Seeing the impact her work has on kids like Oliver helps motivate Curwick through the rigors of medical school. Designing Dreams is just the beginning of the ways she aspires to help children through their battles with illness.
“My experience with Designing Dreams has confirmed I’m on the right career track for me,” Curwick says. Her time at MCW has given her more opportunities to pursue this goal. During her years at MCW so far, Curwick has become increasingly involved in research and quality improvement studies. She connected with Kristin Bingen, PhD, psychologist and MCW associate professor, who works with children with cancer and blood disorders at Children’s Hospital of Wisconsin. After learning about Designing Dreams, Dr. Bingen and the larger psychosocial team began recommending patients who are eligible for Designing Dreams.
“When I first heard about Lauren’s work, it sounded like a wonderful program. Now, my team has recommended several of our patients to participate,” Dr. Bingen says. “I feel this is something any of our patients could benefit from. Lauren and her team do a spectacular job of getting to know families, tailoring the rooms to their interests and creating a personalized healing place just for them.” Curwick and Dr. Bingen’s larger psychosocial team are now discussing designing and publishing a potential study to evaluate psychosocial outcomes based on Designing Dreams as a clinical intervention.

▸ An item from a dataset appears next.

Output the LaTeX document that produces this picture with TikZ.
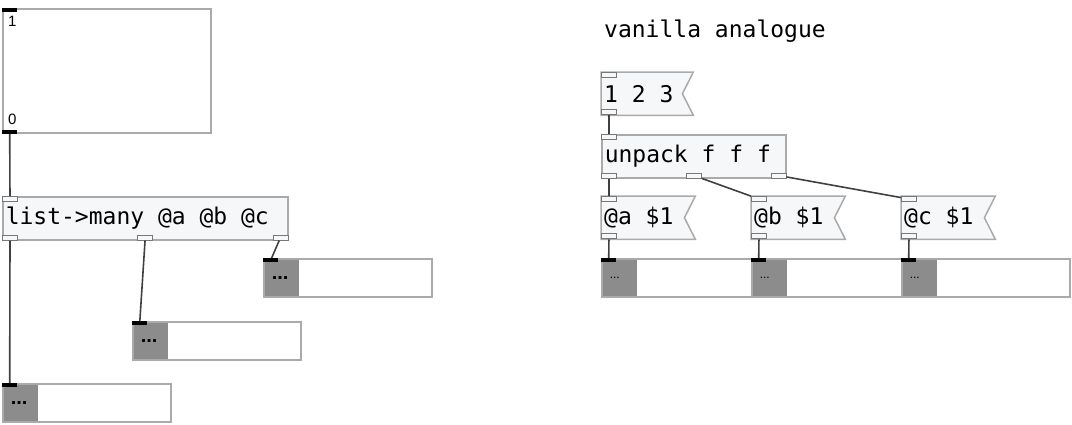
\documentclass[tikz,border=0pt]{standalone}
\usepackage{fontspec}
\setmonofont{DejaVu Sans Mono}
\setsansfont{Liberation Sans}
\usetikzlibrary{positioning,calc,backgrounds}
\definecolor{PdFrame}{RGB}{170,170,170}
\definecolor{PdFill}{RGB}{246,247,249}
\definecolor{PdWire}{RGB}{64,64,64}
\definecolor{PdNum}{RGB}{140,140,140}
\definecolor{PdPort}{RGB}{120,120,120}

\begin{document}
\begin{tikzpicture}[x=1pt,y=-1pt,every node/.style={font=\ttfamily\fontsize{23}{26}\selectfont}]
\tikzset{obj/.style={draw=PdFrame,fill=PdFill,line width=1.5pt,anchor=north west,minimum height=43pt,inner xsep=3pt,inner ysep=0pt,execute at begin node={\spaceskip=0pt\xspaceskip=0pt\relax}},
  msg/.style={anchor=north west,minimum height=43pt,inner xsep=3pt,inner ysep=0pt,execute at begin node={\spaceskip=0pt\xspaceskip=0pt\relax}},
  flag/.style={draw=PdFrame,fill=PdFill,line width=1.5pt,line join=miter},
  port/.style={draw=PdPort,fill=PdFill,line width=1pt,minimum width=15pt,minimum height=5pt,inner sep=0pt,anchor=north west},
  bar/.style={fill=black,minimum width=15pt,minimum height=4pt,inner sep=0pt,anchor=north west},
  nbox/.style={draw=PdFrame,fill=white,line width=1.5pt,anchor=north west,minimum width=168pt,minimum height=38pt,inner xsep=8pt,inner ysep=0pt,text width=152pt,font=\sffamily\bfseries\fontsize{20}{20}\selectfont,
    path picture={\fill[PdNum] (path picture bounding box.north west) rectangle ([xshift=35pt]path picture bounding box.south west);}},
  nboxs/.style={nbox,inner xsep=8pt,text width=152pt,font=\sffamily\fontsize{12}{12}\selectfont},
  lbl/.style={font=\sffamily\fontsize{15}{15}\selectfont,inner sep=1pt},
  wire/.style={draw=PdWire,line width=1.6pt}}
\useasboundingbox (0,0) rectangle (1072,424);

% left: list->many
\node[draw=PdFrame,line width=2pt,fill=white,anchor=north west,minimum width=208pt,minimum height=124pt] (arr) at (2,8) {};
\node[lbl,anchor=north west] (hi) at (7,15) {1};
\node[lbl,anchor=south west] (lo) at (7,126) {0};
\node[bar] (arr-i) at (arr.north west) {};
\node[bar,anchor=south west] (arr-o) at (arr.south west) {};
\node[obj,text width=279pt] (lm) at (2,196) {list->many @a @b @c};
\node[nbox] (nb3) at (263,258) {...};
\node[nbox] (nb2) at (132,321) {...};
\node[nbox] (nb1) at (2,383) {...};

% right: vanilla
\node[anchor=west,inner sep=0pt] (title) at (604,31) {vanilla analogue};
\node[msg,text width=86pt] (m123) at (601,72) {1 2 3};
\node[obj,text width=178pt] (up) at (601,134) {unpack f f f};
\node[msg,text width=88pt] (ma) at (601,196) {@a \$1};
\node[msg,text width=88pt] (mb) at (751,196) {@b \$1};
\node[msg,text width=88pt] (mc) at (901,196) {@c \$1};
\node[nboxs] (nr1) at (601,258) {...};
\node[nboxs] (nr2) at (751,258) {...};
\node[nboxs] (nr3) at (901,258) {...};

\begin{scope}[on background layer]
\foreach \m in {m123,ma,mb,mc}
  \draw[flag] (\m.north west) -- (\m.north east) -- ([xshift=-11pt]\m.east) -- (\m.south east) -- (\m.south west) -- cycle;
\end{scope}

% inlets and outlets
\foreach \o in {lm,m123,up,ma,mb,mc} {
  \node[port] (\o-i) at (\o.north west) {};
  \node[port,anchor=south west] (\o-o) at (\o.south west) {};
}
\node[port,anchor=south] (lm-o2) at (lm.south) {};
\node[port,anchor=south east] (lm-o3) at (lm.south east) {};
\node[port,anchor=south] (up-o2) at (up.south) {};
\node[port,anchor=south east] (up-o3) at (up.south east) {};
\foreach \n in {nb1,nb2,nb3,nr1,nr2,nr3}
  \node[bar] (\n-i) at (\n.north west) {};

% wires
\draw[wire] (arr-o) -- (lm-i);
\draw[wire] (lm-o) -- (nb1-i);
\draw[wire] (lm-o2) -- (nb2-i);
\draw[wire] (lm-o3) -- (nb3-i);
\draw[wire] (m123-o) -- (up-i);
\draw[wire] (up-o) -- (ma-i);
\draw[wire] (up-o2) -- (mb-i);
\draw[wire] (up-o3) -- (mc-i);
\draw[wire] (ma-o) -- (nr1-i);
\draw[wire] (mb-o) -- (nr2-i);
\draw[wire] (mc-o) -- (nr3-i);
\end{tikzpicture}
\end{document}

“We know anecdotally this type of healing environment brings patients joy, but what is its hold over time and does it enhance a patient’s ability to cope?” Dr. Bingen wonders. “Is there a reduction in stress or an increase in positive affect and optimism? How would this translate in a hospital setting? We’re beginning to talk about designing a survey-based study with pre- and post-measures to answer these questions since there is not a lot of existing research on this topic.”
For moms and families of children like Oliver, the results of Curwick’s work show it is already a proven concept.
“A remodeled bedroom is something so much more than just an incredible new bedroom for Oliver,” Bev says. “It proves to us that we are not alone and that there are people, even strangers, who care about and see and applaud our journey.”